This is not an invitation for every band to cover the immensely coverable Arthur Russell, but we will say that the majority of reworks we’ve heard lately have been pretty solid. Next in line is Holiday Shores‘ cover of “Your Motion Says,” which actually benefits from the fact that it originally came from a super limited cassette. Tape hiss is prevalent, it’s intimate and sparse and singer Nathan Pemberton turns Russell’s hushed vocal quiver into an imperfect gauzy moan. Catch the band on tour and pick up Through the Thin Cloud if they still have them and if you still have a tape player.

(via RCRD LBL)

Alley Boy f. Pill, Yung Ralph & Big Bank Black, “Heavy in the Street” MP3

This is a little too full-bodied to be an actual snap song, but Big Bank Black’s growl-sung chorus is giving us crazy visions of when it looked like Fabo was going to ride the funk wave to argyle-socked superstardom (we can still hope). Plus you also get Alley Boy nimbly bouncing over the track, Pill channeling Killer Mike and Yung Ralph fast-rapping and showing some I’m-not-just-Gucci’s-weed-carrier chops.



Download: Alley Boy f.
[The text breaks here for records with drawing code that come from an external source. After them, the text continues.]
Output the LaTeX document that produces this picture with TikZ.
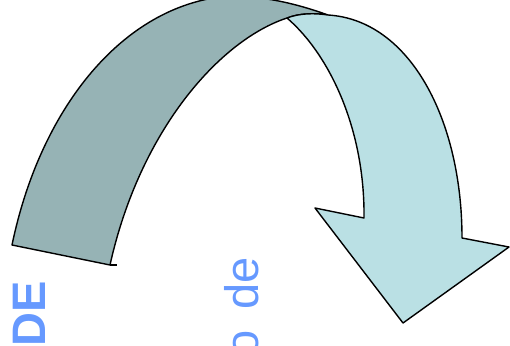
\documentclass[tikz,border=0pt]{standalone}
\usepackage{fontspec}
\setmainfont{Liberation Sans}
\definecolor{bandgray}{RGB}{150,179,181}
\definecolor{bandcyan}{RGB}{186,224,228}
\definecolor{labelblue}{RGB}{102,153,255}

\begin{document}
\begin{tikzpicture}[x=1pt,y=-1pt,line join=round,
    band/.style={draw=black,line width=1.4pt},
    sidetext/.style={text=labelblue,rotate=90,anchor=base east,inner sep=0pt,
      font=\fontsize{47}{50}\selectfont}]
    \useasboundingbox (0,0) rectangle (510,345);

    % back half of the ribbon
    \filldraw[band,fill=bandgray] (110,265) -- (12,245)
      .. controls (40,110) and (120,10) .. (220,-3)
      .. controls (262,-6) and (300,5) .. (328,15)
      .. controls (315,13) and (300,13) .. (287,18)
      .. controls (220,40) and (140,130) .. (110,265) -- cycle;
    \draw[line width=1.4pt] (110,265) -- (117,265);

    % front half with the head
    \filldraw[band,fill=bandcyan] (287,18)
      .. controls (330,55) and (365,130) .. (364,218)
      -- (315,208) -- (403,323) -- (509,247) -- (462,238)
      .. controls (462,120) and (410,20) .. (328,15)
      .. controls (315,13) and (300,13) .. (287,18) -- cycle;

    \node[sidetext,font=\fontsize{47}{50}\selectfont\bfseries] (de) at (45,281) {DE};
    \node[sidetext] (ode) at (258,257) {\spaceskip=0.45em o de};
\end{tikzpicture}
\end{document}
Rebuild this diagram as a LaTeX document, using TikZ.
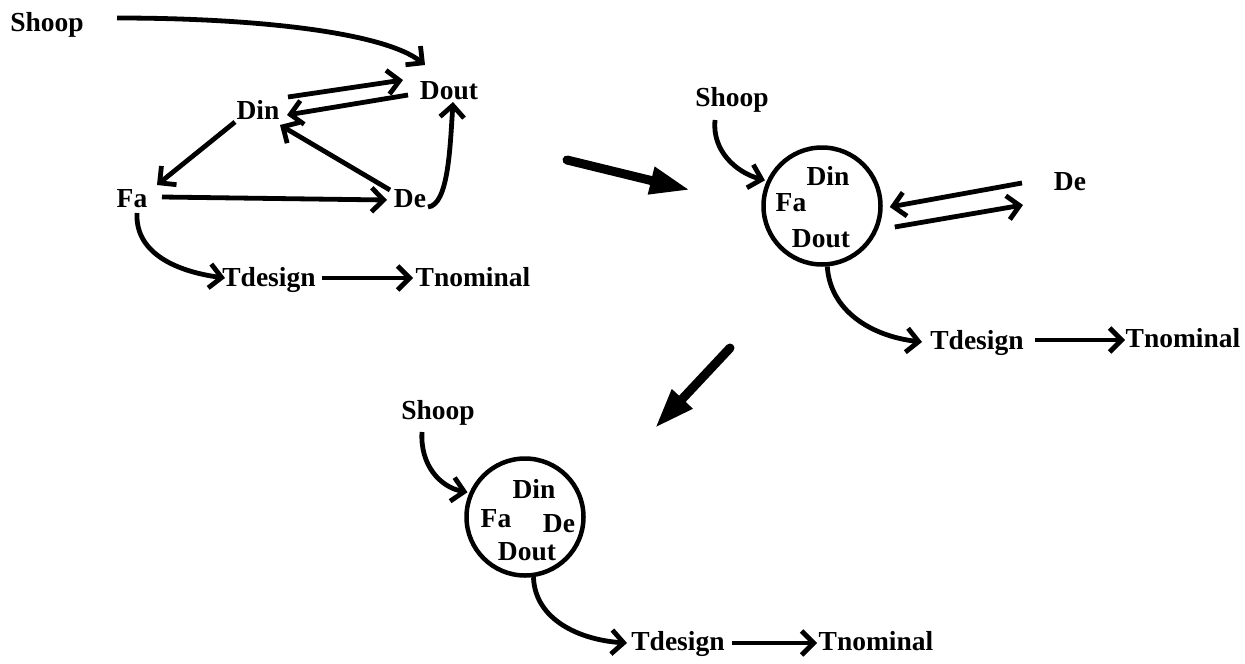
\documentclass[tikz,border=0pt]{standalone}
\usepackage{fontspec}
\setmainfont{Liberation Serif}
\usetikzlibrary{arrows.meta,calc}
\begin{document}
\begin{tikzpicture}[x=1pt,y=-1pt,
  lbl/.style={anchor=base,inner sep=0pt,font=\fontsize{27.5}{31}\selectfont\bfseries},
  arr/.style={line width=4.8pt,-{Straight Barb[length=12pt,width=24pt]}},
  bigarr/.style={line width=9pt,line cap=round,-{Triangle[length=40pt,width=26pt]}},
  grp/.style={circle,draw,line width=4.5pt,minimum size=117pt,inner sep=0pt}]
\useasboundingbox (0,0) rectangle (1245,664);
% ---------- group 1 ----------
\node[lbl] (shoop1) at (47,31) {Shoop};
\node[lbl] (dout1) at (449,99) {Dout};
\node[lbl] (din1) at (258,119) {Din};
\node[lbl] (fa1) at (132,207) {Fa};
\node[lbl] (de1) at (410,207) {De};
\node[lbl] (tdes1) at (269,286) {Tdesign};
\node[lbl] (tnom1) at (473,286) {Tnominal};
\draw[arr] ($(shoop1.base)+(70,-13)$) .. controls (260,18) and (385,33) .. ($(dout1.base)+(-24,-34)$);
\draw[arr] ($(din1.base)+(30,-22)$) -- ($(dout1.base)+(-46,-19)$);
\draw[arr] ($(dout1.base)+(-41,-4)$) -- ($(din1.base)+(29,-4)$);
\draw[arr] ($(din1.base)+(-23,3)$) -- ($(fa1.base)+(25,-22)$);
\draw[arr] ($(de1.base)+(-20,-17)$) -- ($(din1.base)+(22,6)$);
\draw[arr] ($(de1.base)+(18,0)$) .. controls (448,205) and (450,150) .. ($(dout1.base)+(4,3)$);
\draw[arr] ($(fa1.base)+(30,-10)$) -- ($(de1.base)+(-23,-7)$);
\draw[arr] ($(fa1.base)+(5,6)$) .. controls (135,255) and (180,272) .. ($(tdes1.base)+(-44,-8)$);
\draw[arr] ($(tdes1.base)+(53,-8)$) -- ($(tnom1.base)+(-60,-8)$);
% ---------- big arrows ----------
\coordinate (b1s) at (567,160);
\coordinate (b1e) at (690,190);
\draw[bigarr] (b1s) -- (b1e);
\coordinate (b2s) at (730,348);
\coordinate (b2e) at (655,428);
\draw[bigarr] (b2s) -- (b2e);
% ---------- group 2 ----------
\node[grp] (c2) at (822,206) {};
\node[lbl] (shoop2) at (732,106) {Shoop};
\node[lbl] (din2) at (828,185) {Din};
\node[lbl] (fa2) at (791,211) {Fa};
\node[lbl] (dout2) at (821,247) {Dout};
\node[lbl] (de2) at (1070,190) {De};
\node[lbl] (tdes2) at (977,349) {Tdesign};
\node[lbl] (tnom2) at (1183,347) {Tnominal};
\draw[arr] ($(shoop2.base)+(-17,14)$) .. controls (712,150) and (735,172) .. ($(c2.155)+(-2,0)$);
\draw[arr] ($(de2.base)+(-48,-7)$) -- ($(c2.east)+(7,1)$);
\draw[arr] ($(c2.east)+(12,21)$) -- ($(de2.base)+(-47,15)$);
\draw[arr] (c2.-85) .. controls (830,310) and (870,336) .. ($(tdes2.base)+(-55,-7)$);
\draw[arr] ($(tdes2.base)+(58,-9)$) -- ($(tnom2.base)+(-58,-7)$);
% ---------- group 3 ----------
\node[grp] (c3) at (525,517) {};
\node[lbl] (shoop3) at (438,419) {Shoop};
\node[lbl] (din3) at (534,498) {Din};
\node[lbl] (fa3) at (496,527) {Fa};
\node[lbl] (de3) at (559,532) {De};
\node[lbl] (dout3) at (527,560) {Dout};
\node[lbl] (tdes3) at (678,650) {Tdesign};
\node[lbl] (tnom3) at (876,650) {Tnominal};
\draw[arr] ($(shoop3.base)+(-16,13)$) .. controls (420,465) and (440,487) .. ($(c3.156)+(-2,0)$);
\draw[arr] (c3.-82) .. controls (535,620) and (580,640) .. ($(tdes3.base)+(-51,-7)$);
\draw[arr] ($(tdes3.base)+(54,-7)$) -- ($(tnom3.base)+(-59,-7)$);
\end{tikzpicture}
\end{document}
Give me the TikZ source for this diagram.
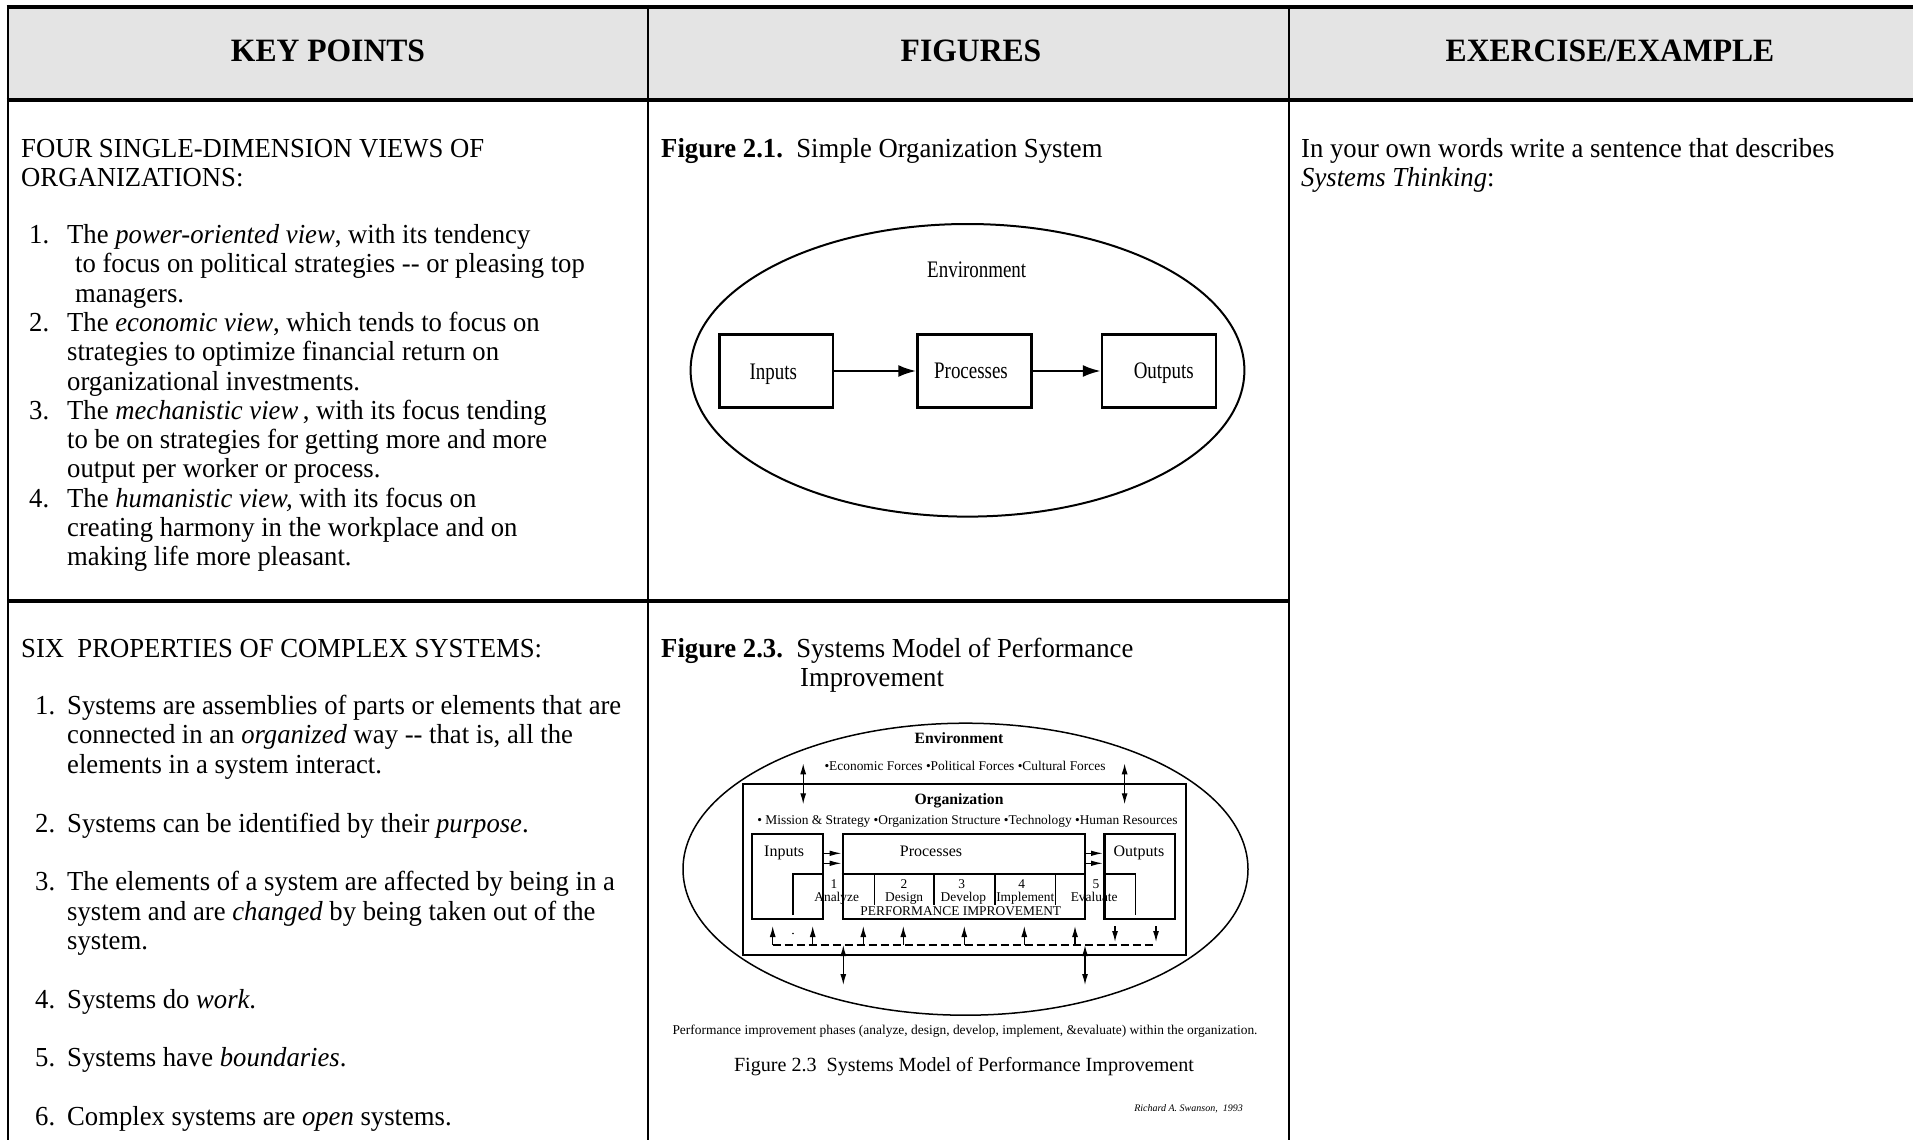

Pill, Yung Ralph & Big Bank Black, “Heavy in the Street” (via BLVD ST)

Sia, “You’ve Changed” MP3

Last year Lauren Flax made one of our favorite songs of the last ten years in “You’ve Changed” featuring her friend Sia, who happened to be in town when Flax was composing it and came by her apartment to lay down some tracks. We are clearly not alone in our admiration because Sia decided to make her own version of “You’ve Changed” for her album proper, imbuing it with a disco treatment that sits as a lovely companion piece to Flax’s breathless house version. You can get with this, but you should also get with that, they’re equally sweet.



Download: Sia, “You’ve Changed”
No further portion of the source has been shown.